BBC news 2011-08-13

BBC News with David Austin

At the end of a volatile week on global stock exchanges, shares in Europe and the United States have ended the day higher. European bank shares halted their slide after regulators in France, Italy, Belgium and Spain temporarily banned some short selling, a practice that allows traders to profit by gambling that a stock price will fall. But as Theo Leggett reports, it's unlikely to be the end of the matter.

After several days of turmoil, share markets in Europe have closed on a high note, having recovered much of the ground lost earlier in the week. But while that may have calmed the nerves of traders, the turbulence on the markets has merely been a reflection of wider concerns about the economic situation in Europe and the United States. Those concerns remain with renewed fears that European banks could lose the confidence of investors and struggle to fund themselves now taking centre stage. If that were to happen, Europe could face a new banking crisis. Against that backdrop, analysts say the markets are likely to remain unsettled for some time.

The Italian cabinet has approved an austerity plan to improve public finances and reduce the nation's budget deficit. Twenty billion euros will be cut from government spending next year, and another 25 billion in 2013. The plan set out a wide range of measures including what is termed a "solidarity tax" on high earners. Regional and local authorities will also receive less funding from Rome.

Police in Britain say that more than 1,600 people have been arrested in connection with the riots and looting in England over the past week. They say about 800 suspects have already appeared before court and that almost a fifth of those charged have been under the age of 18. Earlier, the British Home Secretary Theresa May toured a warehouse in north London destroyed by rioting, where she announced there will be more police officers on the streets for some time to come in affected areas.

"We will be sustaining the numbers for a period of time. We've had some quieter nights. We are not complacent about that. We will sustain the numbers. The police will maintain their tough arrest policy, their presence on the streets."

Theresa May

A court in Pakistan has sentenced a paramilitary soldier to death for fatally shooting an unarmed man in the southern city of Karachi two months ago. Five other paramilitaries were sentenced to life imprisonment. The incident sparked a public outcry when video footage surfaced showing the paramilitaries shooting the young man at point-blank range in a public park. Shoaib Hasan reports from Karachi.

The special terrorism court judge read out his verdict to a packed audience. He said that evidence conclusively proved the case against the accused. All of them had denied the charges. Their lawyers had argued the men were just carrying out their duties. Salik Shah, brother of the victim Sarfaraz Shah, was present at the time of the verdict. Expressing his satisfaction with it, he said he and his family now felt relieved.
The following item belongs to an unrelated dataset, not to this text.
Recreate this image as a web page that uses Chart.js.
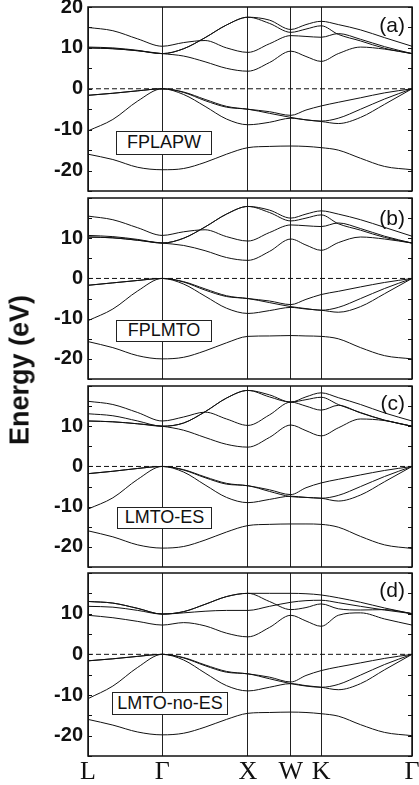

He also said he hoped the higher courts would uphold the sentence.

Shoaib Hasan reporting

World News from the BBC

The US Secretary of State Hillary Clinton has urged other countries to "get on the right side of history", as she put it, by cutting ties with the government in Syria. Mrs Clinton said President Bashar al-Assad could be isolated by a concerted international effort involving an end to arms sales to Syria and sanctions on the purchase of Syrian oil and gas. In Syria itself, there's been further bloodshed. Reports say at least 10 people have been killed by the security forces in a number of locations. Jim Muir is monitoring developments from Beirut.

Another Friday in nearly five months into the uprising, and again people came out onto the streets after midday prayers to chant slogans calling for President Assad and his regime to go. Activists said that security forces opened fire in a number of places. The highest casualties reported were in Duma, a suburb of Damascus, where a woman and a 16-year-old were named among those who died. Despite all the killings and arrests, the protesters are still braving the dangers to keep the uprising alive even in the areas where defiance has been repeatedly and ruthlessly suppressed.

Hundreds of thousands of people have been out on the streets of towns and cities across Yemen as part of the continuing campaign for President Ali Abdullah Saleh to step down. Supporters of the president also turned out in force.

A serial killer in the United States who hid the remains of 11 women in his home and garden has been condemned to death. Watched by dozens of relatives of victims, the judge in Ohio dismissed defence arguments that Anthony Sowell had a troubled childhood and mental health issues that mitigated his actions.

A Brazilian judge known for her work against organised crime has been shot dead in Rio de Janeiro state. Judge Patricia Acioli was gunned down outside her home in the city of Niteroi by masked men travelling on two motorbikes. She was best known for convicting members of vigilante gangs with links to corrupt police officers. Brazil's Supreme Court has condemned her killing.